Problems selling Autopilot options at lower price-points is perhaps one reason why Tesla’s CEO fears selling the $35,000 Model 3. Not only is the car launching during a phase-out of the crucial Federal Tax Credit, but gross margin pressure may come from less customers purchasing “pure margin” options relative to the S & X, an issue not many investors have considered. While important costs like the powertrain likely haven’t improved relative to S & X, if the Model 3 has achieved small cost improvements in areas like the newly “minimalistic” interior, a portion of any cost improvements will be offset by less people purchasing “pure margin” Autopilot options.
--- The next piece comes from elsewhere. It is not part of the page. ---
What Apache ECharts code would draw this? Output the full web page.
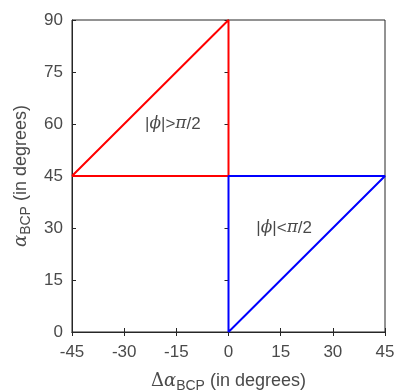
<!DOCTYPE html>
<html>
<head>
<meta charset="utf-8">
<script src="https://cdn.jsdelivr.net/npm/echarts@6/dist/echarts.min.js"></script>
<style>html,body{margin:0;padding:0;background:#fff;}#c{width:396px;height:392px;}</style>
</head>
<body>
<div id="c"></div>
<script>
var xTicks = [-45, -30, -15, 0, 15, 30, 45];
var yTicks = [0, 15, 30, 45, 60, 75, 90];
var redX = [-45, 0, 0, -45];
var redY = [45, 90, 45, 45];
var blueX = [0, 45, 0, 0];
var blueY = [0, 45, 45, 0];
var labelPos = [[-16, 60], [16, 30]];
var labelText = ['{m||}{i|ϕ}{m||>}{i|π}{m|/2}', '{m||}{i|ϕ}{m||<}{i|π}{m|/2}'];

function zip(xs, ys) { return xs.map(function (x, i) { return [x, ys[i]]; }); }

var chart = echarts.init(document.getElementById('c'), null, {renderer: 'canvas'});
var axisColor = '#262626';
var labelColor = '#4a4a4a';
var font = 'Liberation Sans, Arial, sans-serif';
var rich = {
  m: {fontFamily: font, fontSize: 17, color: '#1a1a1a', textBorderWidth: 0},
  i: {fontFamily: 'DejaVu Serif, serif', fontStyle: 'italic', fontSize: 17, color: '#1a1a1a', textBorderWidth: 0}
};
chart.setOption({
  animation: false,
  grid: {left: 72, right: 11, top: 20, bottom: 60, show: true, borderColor: axisColor, borderWidth: 1,
    containLabel: false, outerBoundsMode: 'none'},
  xAxis: [{
    type: 'value', min: -45, max: 45, interval: 15,
    axisLine: {show: true, onZero: false, lineStyle: {color: axisColor}},
    axisTick: {show: true, inside: true, length: 4, lineStyle: {color: axisColor}},
    axisLabel: {color: labelColor, fontSize: 17, fontFamily: font, margin: 12,
      formatter: function (v) { return xTicks.indexOf(v) >= 0 ? String(v) : ''; }},
    splitLine: {show: false},
    name: '{g|Δ}{a|α}{s|BCP}{t| (in degrees)}',
    nameLocation: 'middle', nameGap: 37,
    nameTextStyle: {rich: {
      g: {fontFamily: 'DejaVu Serif, serif', fontSize: 18, color: labelColor},
      a: {fontFamily: 'DejaVu Serif, serif', fontStyle: 'italic', fontSize: 18, color: labelColor},
      s: {fontFamily: font, fontSize: 14, color: labelColor, verticalAlign: 'bottom', padding: [10, 0, 0, 0]},
      t: {fontFamily: font, fontSize: 18, color: labelColor}
    }}
  }, {
    type: 'value', min: -45, max: 45, interval: 15, position: 'top',
    axisLine: {show: true, lineStyle: {color: axisColor}},
    axisTick: {show: true, inside: true, length: 4, lineStyle: {color: axisColor}},
    axisLabel: {show: false}, splitLine: {show: false}
  }],
  yAxis: [{
    type: 'value', min: 0, max: 90, interval: 15,
    axisLine: {show: true, onZero: false, lineStyle: {color: axisColor}},
    axisTick: {show: true, inside: true, length: 4, lineStyle: {color: axisColor}},
    axisLabel: {color: labelColor, fontSize: 17, fontFamily: font, margin: 9,
      formatter: function (v) { return yTicks.indexOf(v) >= 0 ? String(v) : ''; }},
    splitLine: {show: false},
    name: '{a|α}{s|BCP}{t| (in degrees)}',
    nameLocation: 'middle', nameGap: 38, nameRotate: 90,
    nameTextStyle: {rich: {
      a: {fontFamily: 'DejaVu Serif, serif', fontStyle: 'italic', fontSize: 18, color: labelColor},
      s: {fontFamily: font, fontSize: 14, color: labelColor, verticalAlign: 'bottom', padding: [10, 0, 0, 0]},
      t: {fontFamily: font, fontSize: 18, color: labelColor}
    }}
  }, {
    type: 'value', min: 0, max: 90, interval: 15, position: 'right',
    axisLine: {show: true, lineStyle: {color: axisColor}},
    axisTick: {show: true, inside: true, length: 4, lineStyle: {color: axisColor}},
    axisLabel: {show: false}, splitLine: {show: false}
  }],
  series: [{
    type: 'line', data: zip(redX, redY), symbol: 'none', z: 3,
    lineStyle: {color: '#ff0000', width: 2}
  }, {
    type: 'line', data: zip(blueX, blueY), symbol: 'none', z: 3,
    lineStyle: {color: '#0000ff', width: 2}
  }, {
    type: 'scatter', symbolSize: 0, z: 4, silent: true,
    data: labelPos.map(function (p, i) {
      return {value: p, label: {show: true, position: 'inside', formatter: labelText[i],
        color: '#1a1a1a', textBorderWidth: 0, rich: rich}};
    })
  }]
});
</script>
</body>
</html>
Comparison to Tesla Motors Club
Our 59% purchase-rate for EAP compares to a 66% estimate in the Tesla Motors Club Model 3 order tracker spreadsheet. Firstly, the TMC tracker is essentially just a survey and is not solely made up of delivered cars. The delta can be explained by the fact that Tesla forums of this type are generally made up of the most loyal of Tesla product evangelists, a group who tend to rigorously defend their right to use Autopilot. We observed used-car listings on TMC and found that the purchase-rate of Autopilot was much higher on TMC listings than for all other sites observed, which validates this logic. In other words, it appears that people who really love Tesla are more likely to purchase Autopilot. This would theoretically not bode well for the purchase-rate at the mass-market level, where the proportion of total customers who are loyal Tesla evangelists and Elon Musk enthusiasts (eg. The types of customers who buy more than one car and wear Tesla clothing) will presumably decrease with a move away from the niche and into the mass market.
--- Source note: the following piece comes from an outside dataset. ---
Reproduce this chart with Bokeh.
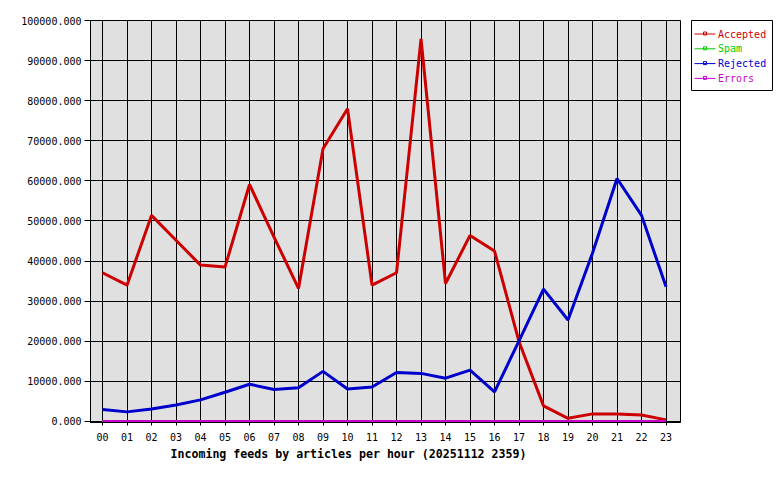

Recent announcements from Tesla management may be a response to a low Model 3 Autopilot purchase-rate. Tesla recently announced free trials of Autopilot for owners without the feature. Musk has also recently been ramping up Autopilot capability claims lately, saying that Tesla will begin to “enable full self-driving features” in August of this year. Tesla also recently raised the price to purchase Full-Self Driving after delivery, while not budging on the upfront-purchase price in an apparent attempt to increase the FSD purchase-rate at delivery.
Those who put down reservations years ago for the Model 3 were likely expecting a $35,000 car, especially considering the loud unveil in 2017 mentioned only one battery type and one price-- $35,000. When the company began taking reservations for the Model 3 in early 2016, the price of the Autopilot feature was $2,500. It is now $5,000 despite various setbacks after losing Mobileye. Not only are customers now faced with a 40% increase in the base price of the car, but since they placed their reservation the price of Autopilot has doubled, and they now risk receiving only half, or less, of the federal tax credit. Tesla’s use of the large reservation backlog number is misleading, given that it mostly represents demand for a $35,000 car—a car that does not exist. The commonly referenced reservation backlog number should continue to be questioned and Tesla should be more honest with its customers.
Disclosure: I/we have no positions in any stocks mentioned, and no plans to initiate any positions within the next 72 hours.